What Happens If You Violate Civil Suspension Terms

A single violation of civil suspension terms converts your administrative suspension to a criminal suspension with mandatory revocation. Vermont does not issue warnings or offer corrective compliance periods. If a state trooper stops you driving personally during a civil suspension, your relief is revoked immediately and your underlying suspension period restarts from the violation date. Most violations occur during off-duty hours when CDL holders forget they cannot drive personally. You finish a commercial route, park the truck, and drive your personal car to pick up your child from school. That trip—though it feels reasonable and necessary—is unauthorized driving during suspension. Vermont courts treat these violations as willful because the civil suspension order explicitly prohibits all personal driving. Revocation adds 30-90 days to your original suspension, depending on the violation circumstances and your prior record. More significantly, revocation disqualifies you from reapplying for any form of restricted driving privilege during the extended suspension period. CDL holders who violate civil suspension terms often lose their job during the extended full suspension because employers cannot wait 4-6 months for reinstatement.

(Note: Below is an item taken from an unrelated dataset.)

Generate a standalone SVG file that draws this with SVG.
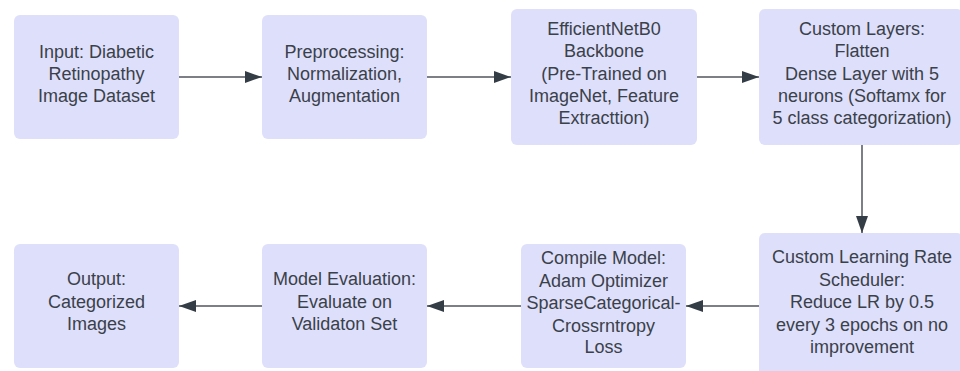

Finding SR-22 Coverage That Meets Vermont's Filing Requirements

Non-standard carriers dominate the SR-22 market for drivers with reckless driving convictions. Standard carriers (State Farm, Allstate, Nationwide) typically non-renew or decline to file SR-22 for serious violations. Expect quotes from Bristol West, Dairyland, The General, GAINSCO, Direct Auto, and similar non-standard insurers. Premiums vary significantly by county and prior violation history. A single reckless driving conviction with clean prior record typically produces non-owner SR-22 premiums of $480-$960 annually in Vermont. Adding a prior at-fault accident or speeding ticket within 3 years can double that rate. CDL holders often assume their clean commercial driving record offsets personal-vehicle violations, but SR-22 underwriting evaluates your entire motor vehicle record without weighting commercial vs. personal incidents differently. Vermont DMV monitors SR-22 compliance in real time. If your insurer cancels your policy or you cancel it yourself before the 3-year filing period ends, your insurer notifies DMV electronically within 24 hours. DMV suspends your license again immediately, and you lose civil suspension relief. Maintaining continuous SR-22 coverage for the full 3-year period is non-negotiable. Comparing rates annually and switching carriers is allowed, but you must ensure the new carrier files SR-22 before the old carrier cancels—any gap triggers suspension.